Write out the entries below once more, exactly, with the pictures left out.

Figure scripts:
◇ ◇ ◇ ◇ ◇
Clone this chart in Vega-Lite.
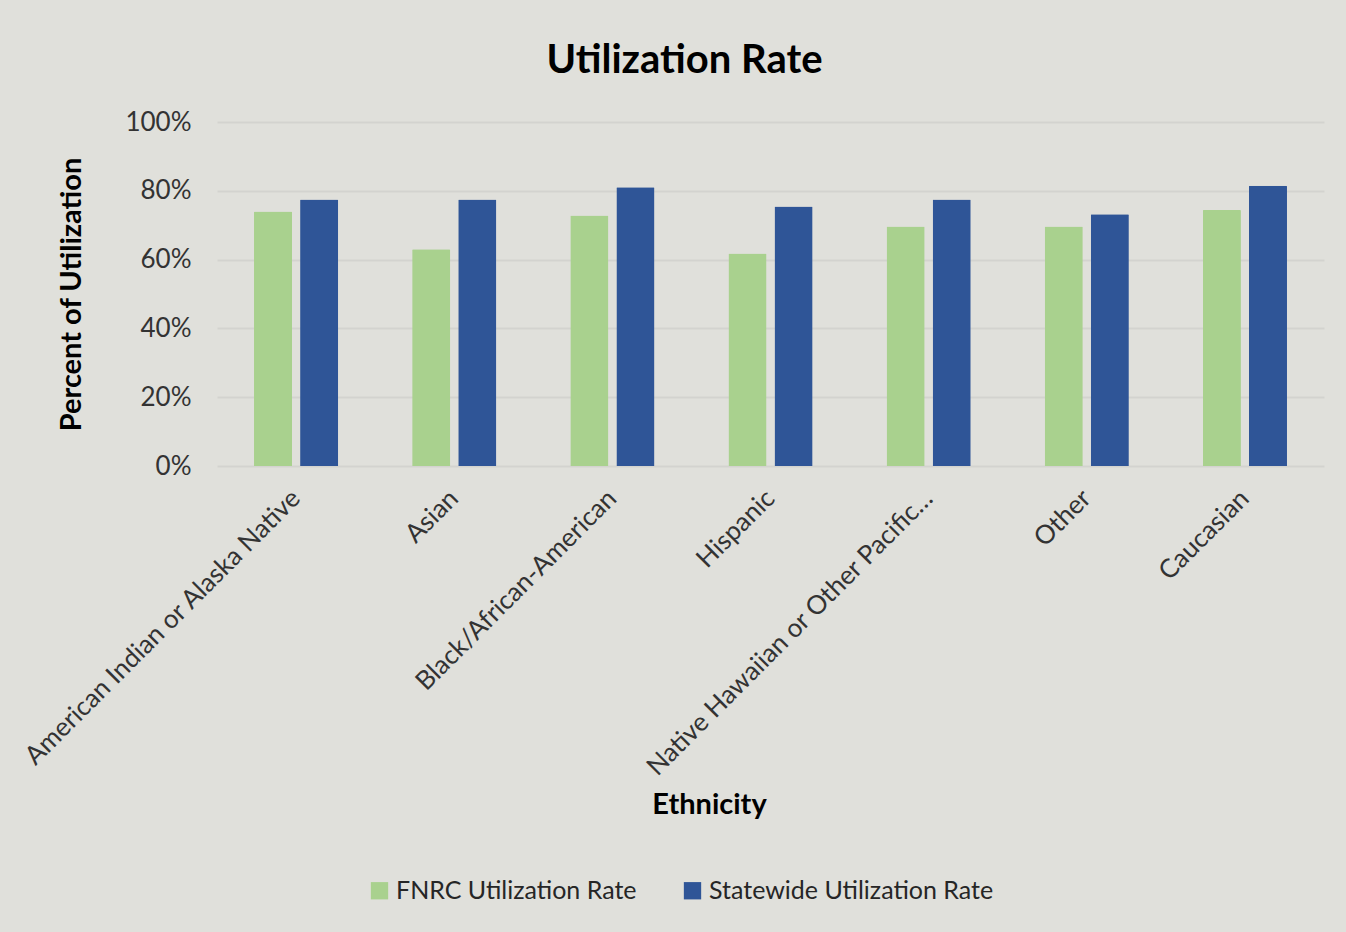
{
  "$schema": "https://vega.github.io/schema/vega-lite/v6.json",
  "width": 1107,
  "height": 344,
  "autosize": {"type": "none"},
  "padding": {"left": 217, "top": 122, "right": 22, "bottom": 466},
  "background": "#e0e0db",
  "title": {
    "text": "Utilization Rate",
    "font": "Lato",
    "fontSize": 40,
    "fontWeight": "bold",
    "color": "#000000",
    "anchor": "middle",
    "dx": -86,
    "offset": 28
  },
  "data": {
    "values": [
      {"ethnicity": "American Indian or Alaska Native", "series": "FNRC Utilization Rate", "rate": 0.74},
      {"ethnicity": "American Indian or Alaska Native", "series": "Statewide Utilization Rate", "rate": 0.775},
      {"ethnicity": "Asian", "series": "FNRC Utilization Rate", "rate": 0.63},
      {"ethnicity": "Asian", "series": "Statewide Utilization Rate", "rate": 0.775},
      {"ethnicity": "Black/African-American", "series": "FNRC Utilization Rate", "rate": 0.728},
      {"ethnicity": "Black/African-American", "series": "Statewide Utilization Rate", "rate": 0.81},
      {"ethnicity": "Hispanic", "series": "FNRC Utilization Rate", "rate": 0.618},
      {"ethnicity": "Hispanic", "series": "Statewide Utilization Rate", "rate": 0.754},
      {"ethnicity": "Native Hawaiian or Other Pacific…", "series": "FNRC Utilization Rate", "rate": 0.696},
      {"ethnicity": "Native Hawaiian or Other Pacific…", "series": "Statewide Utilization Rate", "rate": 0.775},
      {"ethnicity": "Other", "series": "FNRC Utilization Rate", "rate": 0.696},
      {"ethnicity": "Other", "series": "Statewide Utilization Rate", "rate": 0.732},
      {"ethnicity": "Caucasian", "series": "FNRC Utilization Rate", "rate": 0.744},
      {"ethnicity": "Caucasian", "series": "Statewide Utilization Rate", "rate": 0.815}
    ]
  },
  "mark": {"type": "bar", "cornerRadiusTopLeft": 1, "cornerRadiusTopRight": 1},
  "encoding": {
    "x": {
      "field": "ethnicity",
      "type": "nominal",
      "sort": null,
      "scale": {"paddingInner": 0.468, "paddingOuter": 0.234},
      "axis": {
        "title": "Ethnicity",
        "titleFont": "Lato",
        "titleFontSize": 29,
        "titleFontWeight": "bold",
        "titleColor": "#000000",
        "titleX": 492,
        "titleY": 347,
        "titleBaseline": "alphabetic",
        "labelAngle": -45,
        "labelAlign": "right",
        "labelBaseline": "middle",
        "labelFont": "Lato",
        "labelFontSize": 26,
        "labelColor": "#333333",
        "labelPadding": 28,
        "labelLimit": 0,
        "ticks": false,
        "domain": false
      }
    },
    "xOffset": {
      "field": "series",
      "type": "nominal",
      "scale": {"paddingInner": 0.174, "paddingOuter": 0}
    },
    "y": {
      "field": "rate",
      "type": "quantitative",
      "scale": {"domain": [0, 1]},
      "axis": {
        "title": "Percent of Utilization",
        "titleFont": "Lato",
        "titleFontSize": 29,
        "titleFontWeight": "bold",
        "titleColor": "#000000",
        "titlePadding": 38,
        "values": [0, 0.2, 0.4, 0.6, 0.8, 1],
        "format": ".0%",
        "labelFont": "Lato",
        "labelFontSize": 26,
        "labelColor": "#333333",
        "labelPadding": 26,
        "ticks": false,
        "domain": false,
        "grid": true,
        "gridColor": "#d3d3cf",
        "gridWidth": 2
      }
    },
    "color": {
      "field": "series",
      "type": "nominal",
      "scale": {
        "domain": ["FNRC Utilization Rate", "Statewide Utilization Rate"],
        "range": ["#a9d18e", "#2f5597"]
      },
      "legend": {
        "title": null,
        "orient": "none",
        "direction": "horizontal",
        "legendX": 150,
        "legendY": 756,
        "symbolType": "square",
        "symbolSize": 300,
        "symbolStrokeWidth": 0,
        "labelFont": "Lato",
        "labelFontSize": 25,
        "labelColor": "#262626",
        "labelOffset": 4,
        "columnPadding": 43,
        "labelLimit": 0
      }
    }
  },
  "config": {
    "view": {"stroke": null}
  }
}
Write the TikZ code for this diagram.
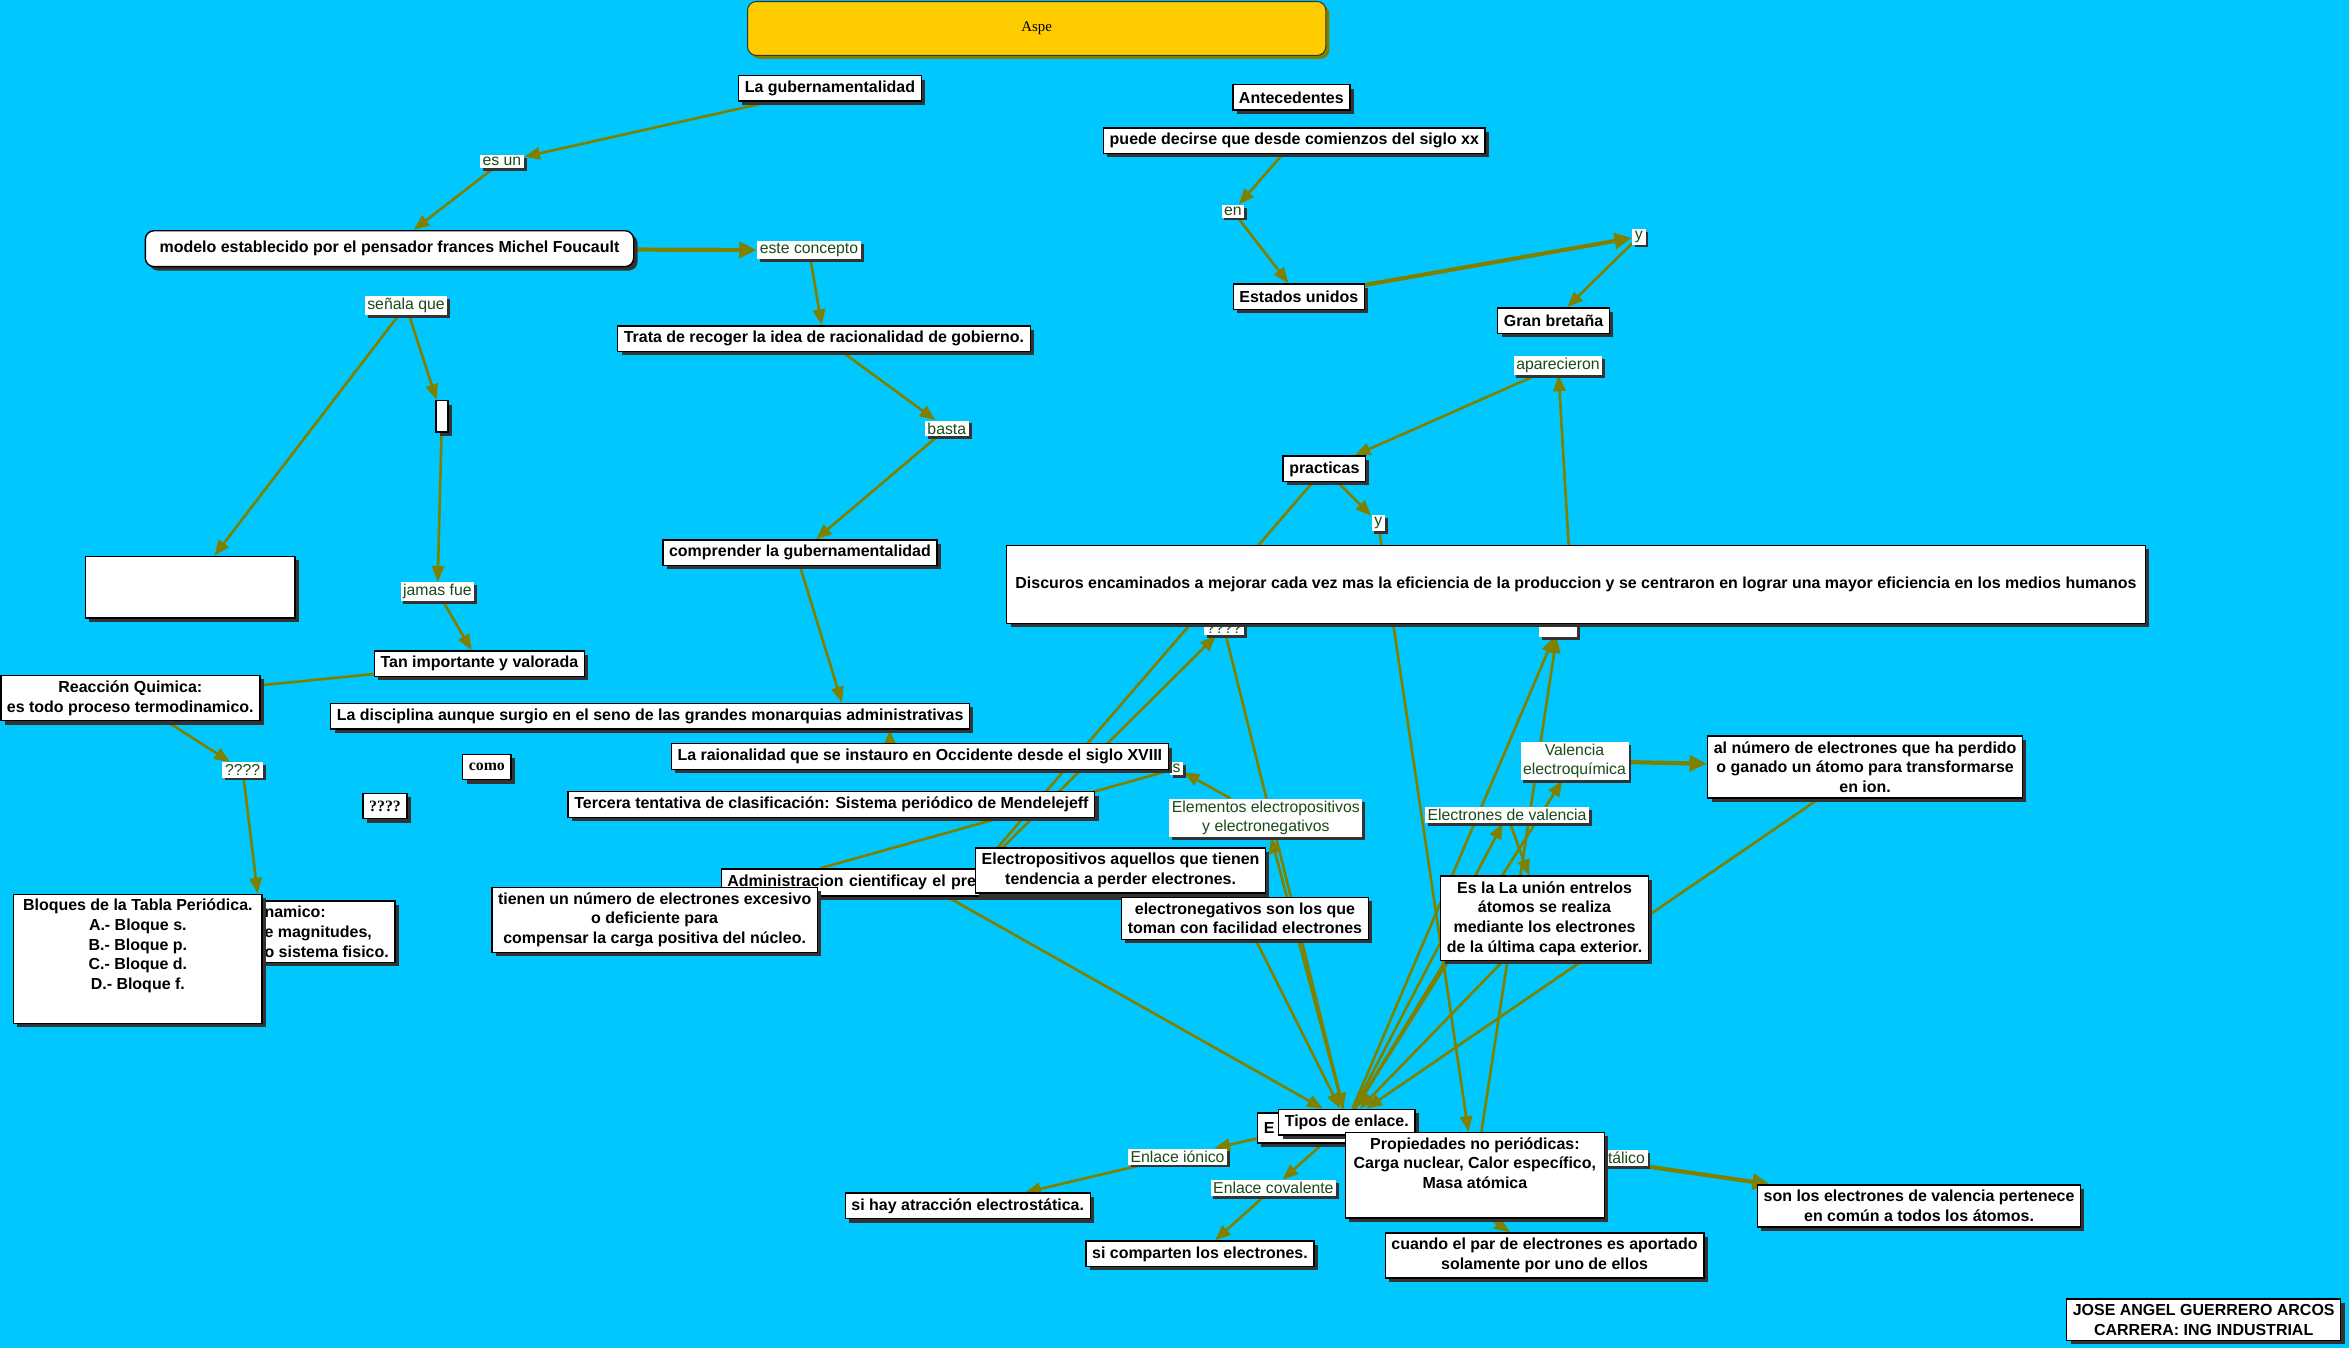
◇ ◇ ◇ ◇ ◇
> Solution to the exercise:
Clone this chart in Vega-Lite.
{
  "$schema": "https://vega.github.io/schema/vega-lite/v6.json",
  "width": 1107,
  "height": 344,
  "autosize": {"type": "none"},
  "padding": {"left": 217, "top": 122, "right": 22, "bottom": 466},
  "background": "#e0e0db",
  "title": {
    "text": "Utilization Rate",
    "font": "Lato",
    "fontSize": 40,
    "fontWeight": "bold",
    "color": "#000000",
    "anchor": "middle",
    "dx": -86,
    "offset": 28
  },
  "data": {
    "values": [
      {"ethnicity": "American Indian or Alaska Native", "series": "FNRC Utilization Rate", "rate": 0.74},
      {"ethnicity": "American Indian or Alaska Native", "series": "Statewide Utilization Rate", "rate": 0.775},
      {"ethnicity": "Asian", "series": "FNRC Utilization Rate", "rate": 0.63},
      {"ethnicity": "Asian", "series": "Statewide Utilization Rate", "rate": 0.775},
      {"ethnicity": "Black/African-American", "series": "FNRC Utilization Rate", "rate": 0.728},
      {"ethnicity": "Black/African-American", "series": "Statewide Utilization Rate", "rate": 0.81},
      {"ethnicity": "Hispanic", "series": "FNRC Utilization Rate", "rate": 0.618},
      {"ethnicity": "Hispanic", "series": "Statewide Utilization Rate", "rate": 0.754},
      {"ethnicity": "Native Hawaiian or Other Pacific…", "series": "FNRC Utilization Rate", "rate": 0.696},
      {"ethnicity": "Native Hawaiian or Other Pacific…", "series": "Statewide Utilization Rate", "rate": 0.775},
      {"ethnicity": "Other", "series": "FNRC Utilization Rate", "rate": 0.696},
      {"ethnicity": "Other", "series": "Statewide Utilization Rate", "rate": 0.732},
      {"ethnicity": "Caucasian", "series": "FNRC Utilization Rate", "rate": 0.744},
      {"ethnicity": "Caucasian", "series": "Statewide Utilization Rate", "rate": 0.815}
    ]
  },
  "mark": {"type": "bar", "cornerRadiusTopLeft": 1, "cornerRadiusTopRight": 1},
  "encoding": {
    "x": {
      "field": "ethnicity",
      "type": "nominal",
      "sort": null,
      "scale": {"paddingInner": 0.468, "paddingOuter": 0.234},
      "axis": {
        "title": "Ethnicity",
        "titleFont": "Lato",
        "titleFontSize": 29,
        "titleFontWeight": "bold",
        "titleColor": "#000000",
        "titleX": 492,
        "titleY": 347,
        "titleBaseline": "alphabetic",
        "labelAngle": -45,
        "labelAlign": "right",
        "labelBaseline": "middle",
        "labelFont": "Lato",
        "labelFontSize": 26,
        "labelColor": "#333333",
        "labelPadding": 28,
        "labelLimit": 0,
        "ticks": false,
        "domain": false
      }
    },
    "xOffset": {
      "field": "series",
      "type": "nominal",
      "scale": {"paddingInner": 0.174, "paddingOuter": 0}
    },
    "y": {
      "field": "rate",
      "type": "quantitative",
      "scale": {"domain": [0, 1]},
      "axis": {
        "title": "Percent of Utilization",
        "titleFont": "Lato",
        "titleFontSize": 29,
        "titleFontWeight": "bold",
        "titleColor": "#000000",
        "titlePadding": 38,
        "values": [0, 0.2, 0.4, 0.6, 0.8, 1],
        "format": ".0%",
        "labelFont": "Lato",
        "labelFontSize": 26,
        "labelColor": "#333333",
        "labelPadding": 26,
        "ticks": false,
        "domain": false,
        "grid": true,
        "gridColor": "#d3d3cf",
        "gridWidth": 2
      }
    },
    "color": {
      "field": "series",
      "type": "nominal",
      "scale": {
        "domain": ["FNRC Utilization Rate", "Statewide Utilization Rate"],
        "range": ["#a9d18e", "#2f5597"]
      },
      "legend": {
        "title": null,
        "orient": "none",
        "direction": "horizontal",
        "legendX": 150,
        "legendY": 756,
        "symbolType": "square",
        "symbolSize": 300,
        "symbolStrokeWidth": 0,
        "labelFont": "Lato",
        "labelFontSize": 25,
        "labelColor": "#262626",
        "labelOffset": 4,
        "columnPadding": 43,
        "labelLimit": 0
      }
    }
  },
  "config": {
    "view": {"stroke": null}
  }
}
Write the TikZ code for this diagram.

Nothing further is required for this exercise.